Asset Quality and Office Exposure
Management said asset quality remained consistent with historical performance. Tengel said net charge-offs were two basis points in the second quarter and have averaged nine basis points over the past five quarters. The loan loss provision represented 14 basis points of average loans in the quarter and has averaged 13 basis points over the past five quarters, excluding the day-one impact of the Enterprise acquisition.
Ruggiero said total non-performing assets increased modestly to $103.8 million, or 56 basis points of total assets. He said commercial non-performing asset movement was “fairly benign,” with one office non-performer resolved and another added. Residential non-performers increased by a net $4.7 million, but Ruggiero said there is generally sufficient home equity in workout cases and that charge-offs remain extremely low in that portfolio.
Net charge-offs were $911,000 in the quarter, or two basis points annualized. Year-to-date charge-offs were six basis points annualized. The provision was $6.3 million, and the allowance for loan losses rose to 1.06% of loans, primarily due to modest specific reserves on a couple of commercial loans.
On office-related credit issues, Tengel said the company is still in what he has previously described as a long “seventh inning,” but said he is encouraged by the work underway to reduce criticized and classified office loans over the next several quarters. Ruggiero said a $22 million large syndicated non-performing loan has begun making interest payments and could potentially return to performing status by year-end.
Guidance Reaffirmed for Profitability Targets
Independent Bank reaffirmed its fourth-quarter 2026 profitability targets of a 1.4% return on average assets and a 15% return on average tangible capital.
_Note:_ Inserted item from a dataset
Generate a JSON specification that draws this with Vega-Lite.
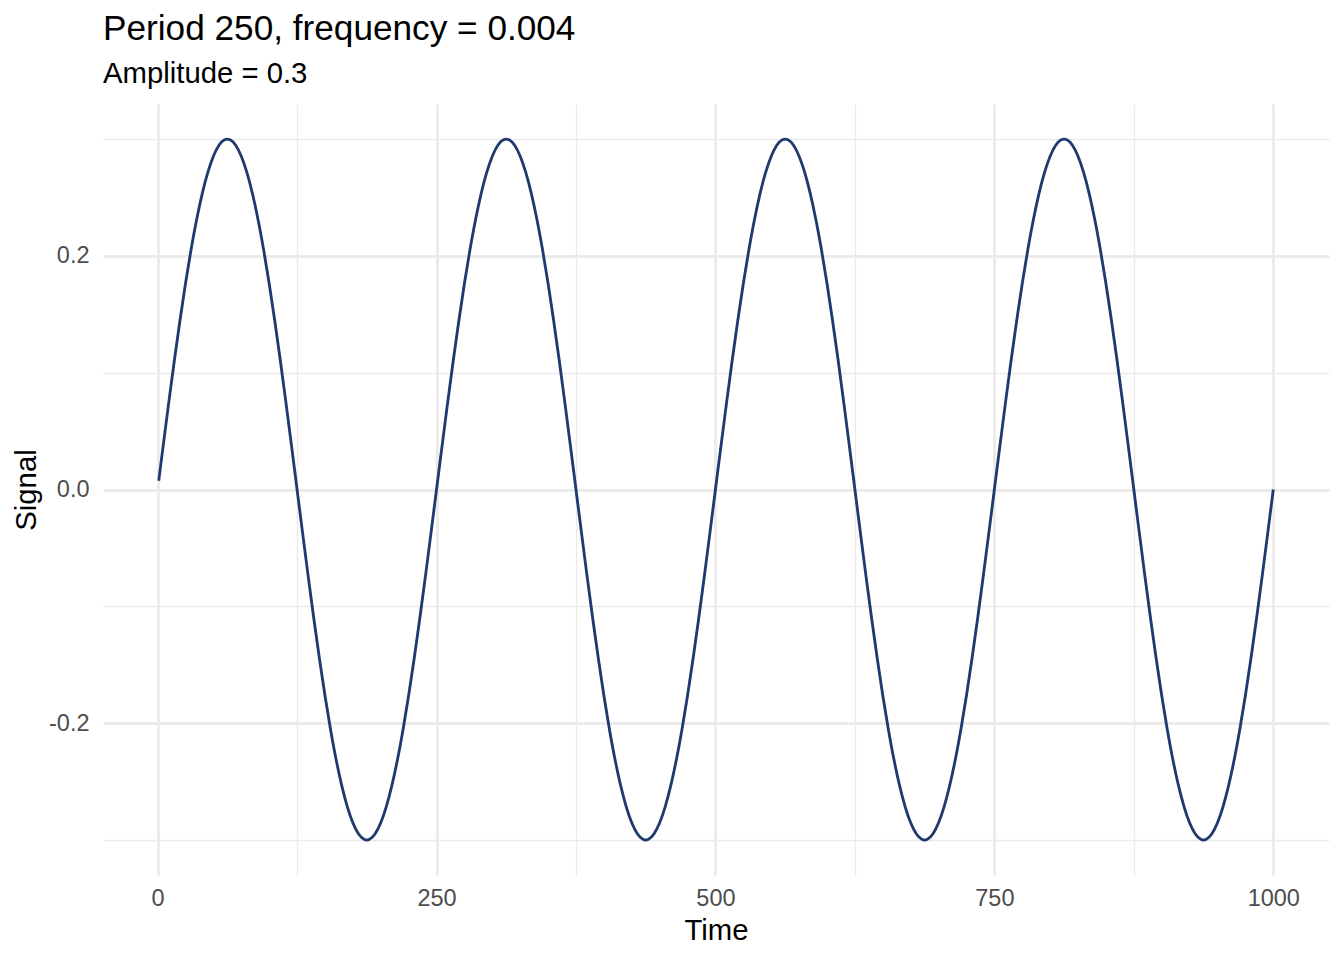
{
  "$schema": "https://vega.github.io/schema/vega-lite/v6.json",
  "width": 1226,
  "height": 771,
  "autosize": {"type": "none"},
  "padding": {"left": 103, "top": 104, "right": 15, "bottom": 85},
  "background": "white",
  "config": {"view": {"stroke": null}, "font": "Liberation Sans"},
  "title": {
    "text": "Period 250, frequency = 0.004",
    "subtitle": "Amplitude = 0.3",
    "anchor": "start",
    "frame": "group",
    "font": "Liberation Sans",
    "subtitleFont": "Liberation Sans",
    "fontSize": 35.2,
    "fontWeight": "normal",
    "color": "black",
    "subtitleFontSize": 29.3,
    "subtitleColor": "black",
    "subtitlePadding": 13,
    "offset": 15
  },
  "data": {
    "values": [
      {"t": 1, "v": 0.0075},
      {"t": 5, "v": 0.0376}, {"t": 10, "v": 0.0746}, {"t": 15, "v": 0.1104}, {"t": 20, "v": 0.1445}, {"t": 25, "v": 0.1763},
      {"t": 30, "v": 0.2054}, {"t": 35, "v": 0.2312}, {"t": 40, "v": 0.2533}, {"t": 45, "v": 0.2714}, {"t": 50, "v": 0.2853},
      {"t": 55, "v": 0.2947}, {"t": 60, "v": 0.2994}, {"t": 62.5, "v": 0.3}, {"t": 65, "v": 0.2994}, {"t": 70, "v": 0.2947}, {"t": 75, "v": 0.2853},
      {"t": 80, "v": 0.2714}, {"t": 85, "v": 0.2533}, {"t": 90, "v": 0.2312}, {"t": 95, "v": 0.2054}, {"t": 100, "v": 0.1763},
      {"t": 105, "v": 0.1445}, {"t": 110, "v": 0.1104}, {"t": 115, "v": 0.0746}, {"t": 120, "v": 0.0376}, {"t": 125, "v": 0},
      {"t": 130, "v": -0.0376}, {"t": 135, "v": -0.0746}, {"t": 140, "v": -0.1104}, {"t": 145, "v": -0.1445}, {"t": 150, "v": -0.1763},
      {"t": 155, "v": -0.2054}, {"t": 160, "v": -0.2312}, {"t": 165, "v": -0.2533}, {"t": 170, "v": -0.2714}, {"t": 175, "v": -0.2853},
      {"t": 180, "v": -0.2947}, {"t": 185, "v": -0.2994}, {"t": 187.5, "v": -0.3}, {"t": 190, "v": -0.2994}, {"t": 195, "v": -0.2947}, {"t": 200, "v": -0.2853},
      {"t": 205, "v": -0.2714}, {"t": 210, "v": -0.2533}, {"t": 215, "v": -0.2312}, {"t": 220, "v": -0.2054}, {"t": 225, "v": -0.1763},
      {"t": 230, "v": -0.1445}, {"t": 235, "v": -0.1104}, {"t": 240, "v": -0.0746}, {"t": 245, "v": -0.0376}, {"t": 250, "v": 0},

      {"t": 255, "v": 0.0376}, {"t": 260, "v": 0.0746}, {"t": 265, "v": 0.1104}, {"t": 270, "v": 0.1445}, {"t": 275, "v": 0.1763},
      {"t": 280, "v": 0.2054}, {"t": 285, "v": 0.2312}, {"t": 290, "v": 0.2533}, {"t": 295, "v": 0.2714}, {"t": 300, "v": 0.2853},
      {"t": 305, "v": 0.2947}, {"t": 310, "v": 0.2994}, {"t": 312.5, "v": 0.3}, {"t": 315, "v": 0.2994}, {"t": 320, "v": 0.2947}, {"t": 325, "v": 0.2853},
      {"t": 330, "v": 0.2714}, {"t": 335, "v": 0.2533}, {"t": 340, "v": 0.2312}, {"t": 345, "v": 0.2054}, {"t": 350, "v": 0.1763},
      {"t": 355, "v": 0.1445}, {"t": 360, "v": 0.1104}, {"t": 365, "v": 0.0746}, {"t": 370, "v": 0.0376}, {"t": 375, "v": 0},
      {"t": 380, "v": -0.0376}, {"t": 385, "v": -0.0746}, {"t": 390, "v": -0.1104}, {"t": 395, "v": -0.1445}, {"t": 400, "v": -0.1763},
      {"t": 405, "v": -0.2054}, {"t": 410, "v": -0.2312}, {"t": 415, "v": -0.2533}, {"t": 420, "v": -0.2714}, {"t": 425, "v": -0.2853},
      {"t": 430, "v": -0.2947}, {"t": 435, "v": -0.2994}, {"t": 437.5, "v": -0.3}, {"t": 440, "v": -0.2994}, {"t": 445, "v": -0.2947}, {"t": 450, "v": -0.2853},
      {"t": 455, "v": -0.2714}, {"t": 460, "v": -0.2533}, {"t": 465, "v": -0.2312}, {"t": 470, "v": -0.2054}, {"t": 475, "v": -0.1763},
      {"t": 480, "v": -0.1445}, {"t": 485, "v": -0.1104}, {"t": 490, "v": -0.0746}, {"t": 495, "v": -0.0376}, {"t": 500, "v": 0},

      {"t": 505, "v": 0.0376}, {"t": 510, "v": 0.0746}, {"t": 515, "v": 0.1104}, {"t": 520, "v": 0.1445}, {"t": 525, "v": 0.1763},
      {"t": 530, "v": 0.2054}, {"t": 535, "v": 0.2312}, {"t": 540, "v": 0.2533}, {"t": 545, "v": 0.2714}, {"t": 550, "v": 0.2853},
      {"t": 555, "v": 0.2947}, {"t": 560, "v": 0.2994}, {"t": 562.5, "v": 0.3}, {"t": 565, "v": 0.2994}, {"t": 570, "v": 0.2947}, {"t": 575, "v": 0.2853},
      {"t": 580, "v": 0.2714}, {"t": 585, "v": 0.2533}, {"t": 590, "v": 0.2312}, {"t": 595, "v": 0.2054}, {"t": 600, "v": 0.1763},
      {"t": 605, "v": 0.1445}, {"t": 610, "v": 0.1104}, {"t": 615, "v": 0.0746}, {"t": 620, "v": 0.0376}, {"t": 625, "v": 0},
      {"t": 630, "v": -0.0376}, {"t": 635, "v": -0.0746}, {"t": 640, "v": -0.1104}, {"t": 645, "v": -0.1445}, {"t": 650, "v": -0.1763},
      {"t": 655, "v": -0.2054}, {"t": 660, "v": -0.2312}, {"t": 665, "v": -0.2533}, {"t": 670, "v": -0.2714}, {"t": 675, "v": -0.2853},
      {"t": 680, "v": -0.2947}, {"t": 685, "v": -0.2994}, {"t": 687.5, "v": -0.3}, {"t": 690, "v": -0.2994}, {"t": 695, "v": -0.2947}, {"t": 700, "v": -0.2853},
      {"t": 705, "v": -0.2714}, {"t": 710, "v": -0.2533}, {"t": 715, "v": -0.2312}, {"t": 720, "v": -0.2054}, {"t": 725, "v": -0.1763},
      {"t": 730, "v": -0.1445}, {"t": 735, "v": -0.1104}, {"t": 740, "v": -0.0746}, {"t": 745, "v": -0.0376}, {"t": 750, "v": 0},

      {"t": 755, "v": 0.0376}, {"t": 760, "v": 0.0746}, {"t": 765, "v": 0.1104}, {"t": 770, "v": 0.1445}, {"t": 775, "v": 0.1763},
      {"t": 780, "v": 0.2054}, {"t": 785, "v": 0.2312}, {"t": 790, "v": 0.2533}, {"t": 795, "v": 0.2714}, {"t": 800, "v": 0.2853},
      {"t": 805, "v": 0.2947}, {"t": 810, "v": 0.2994}, {"t": 812.5, "v": 0.3}, {"t": 815, "v": 0.2994}, {"t": 820, "v": 0.2947}, {"t": 825, "v": 0.2853},
      {"t": 830, "v": 0.2714}, {"t": 835, "v": 0.2533}, {"t": 840, "v": 0.2312}, {"t": 845, "v": 0.2054}, {"t": 850, "v": 0.1763},
      {"t": 855, "v": 0.1445}, {"t": 860, "v": 0.1104}, {"t": 865, "v": 0.0746}, {"t": 870, "v": 0.0376}, {"t": 875, "v": 0},
      {"t": 880, "v": -0.0376}, {"t": 885, "v": -0.0746}, {"t": 890, "v": -0.1104}, {"t": 895, "v": -0.1445}, {"t": 900, "v": -0.1763},
      {"t": 905, "v": -0.2054}, {"t": 910, "v": -0.2312}, {"t": 915, "v": -0.2533}, {"t": 920, "v": -0.2714}, {"t": 925, "v": -0.2853},
      {"t": 930, "v": -0.2947}, {"t": 935, "v": -0.2994}, {"t": 937.5, "v": -0.3}, {"t": 940, "v": -0.2994}, {"t": 945, "v": -0.2947}, {"t": 950, "v": -0.2853},
      {"t": 955, "v": -0.2714}, {"t": 960, "v": -0.2533}, {"t": 965, "v": -0.2312}, {"t": 970, "v": -0.2054}, {"t": 975, "v": -0.1763},
      {"t": 980, "v": -0.1445}, {"t": 985, "v": -0.1104}, {"t": 990, "v": -0.0746}, {"t": 995, "v": -0.0376}, {"t": 1000, "v": 0}
    ]
  },
  "mark": {"type": "line", "color": "#1f3a6e", "strokeWidth": 2.84, "interpolate": "monotone"},
  "encoding": {
    "x": {
      "field": "t",
      "type": "quantitative",
      "title": "Time",
      "scale": {"domain": [-48.95, 1049.95], "nice": false, "zero": false},
      "axis": {
        "values": [0, 125, 250, 375, 500, 625, 750, 875, 1000],
        "format": "d",
        "labelExpr": "datum.value % 250 === 0 ? datum.label : ''",
        "domain": false,
        "ticks": false,
        "tickSize": 0,
        "labelPadding": 11,
        "labelFont": "Liberation Sans",
        "labelFontSize": 23.5,
        "labelColor": "#4d4d4d",
        "labelOverlap": false,
        "labelFlush": false,
        "labelBound": false,
        "titleFont": "Liberation Sans",
        "titleFontSize": 29.3,
        "titleFontWeight": "normal",
        "titleColor": "black",
        "titlePadding": 7,
        "grid": true,
        "gridColor": "#ebebeb",
        "gridWidth": {"condition": {"test": "datum.value % 250 === 0", "value": 2.84}, "value": 1.42}
      }
    },
    "y": {
      "field": "v",
      "type": "quantitative",
      "title": "Signal",
      "scale": {"domain": [-0.33, 0.33], "nice": false, "zero": false},
      "axis": {
        "values": [-0.3, -0.2, -0.1, 0, 0.1, 0.2, 0.3],
        "labelExpr": "abs(round(datum.value * 10)) % 2 === 0 ? replace(format(datum.value, '.1f'), '\u2212', '-') : ''",
        "domain": false,
        "ticks": false,
        "tickSize": 0,
        "labelPadding": 14,
        "labelFont": "Liberation Sans",
        "labelFontSize": 23.5,
        "labelColor": "#4d4d4d",
        "labelOverlap": false,
        "labelFlush": false,
        "labelBound": false,
        "titleFont": "Liberation Sans",
        "titleFontSize": 29.3,
        "titleFontWeight": "normal",
        "titleColor": "black",
        "titlePadding": 7,
        "grid": true,
        "gridColor": "#ebebeb",
        "gridWidth": {"condition": {"test": "abs(round(datum.value * 10)) % 2 === 0", "value": 2.84}, "value": 1.42}
      }
    }
  }
}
Ruggiero also reaffirmed the company’s fourth-quarter margin outlook of 3.90% to 3.95%, though he said it is likely to be at the low end of that range. The range includes an assumed 10-basis-point impact from purchase accounting accretion.
The company lowered its full-year outlook for CRE and construction loans to flat to a low-single-digit percentage decrease, citing second-quarter paydown activity. It expects C&I growth to land at the high end of its mid-single-digit guidance range, with minimal remaining headwinds from the exited floor plan business. Consumer loans are now expected to increase in the low-single-digit percentage range for the full year.
Fee income totaled $42.4 million in the second quarter, up more than 5% from the prior quarter. Ruggiero said wealth management led the increase, with assets under administration of $9.5 billion at June 30, along with higher tax preparation fees, deposit and treasury management fees, and increased swap volume.
Expenses were flat versus the first quarter after excluding merger-related costs and non-recurring core system conversion expenses, according to management. Ruggiero said Independent Bank expects core expenses excluding systems conversion costs to be in the $553 million to $557 million range for the year, with one-time system conversion expenses totaling $5 million to $6 million. Tengel said the conversion from HORIZON to IBS, both part of the FIS ecosystem, is scheduled for October and is intended to improve client service, efficiency, product rollout and growth capacity.
About Independent Bank (NASDAQ:INDB)
Independent Bank Group, Inc NASDAQ: INDB is a bank holding company headquartered in McKinney, Texas, that provides a range of financial services through its wholly owned subsidiary, Independent Bank. Tracing its roots to the late 19th century, the company has grown from a single community bank into a regional financial institution serving individuals, small businesses and commercial clients. Independent Bank Group became a bank holding company in 1983 and expanded its footprint through organic growth and strategic acquisitions.
The company's primary business activities encompass retail and commercial banking, including deposit products, consumer and business lending and credit services.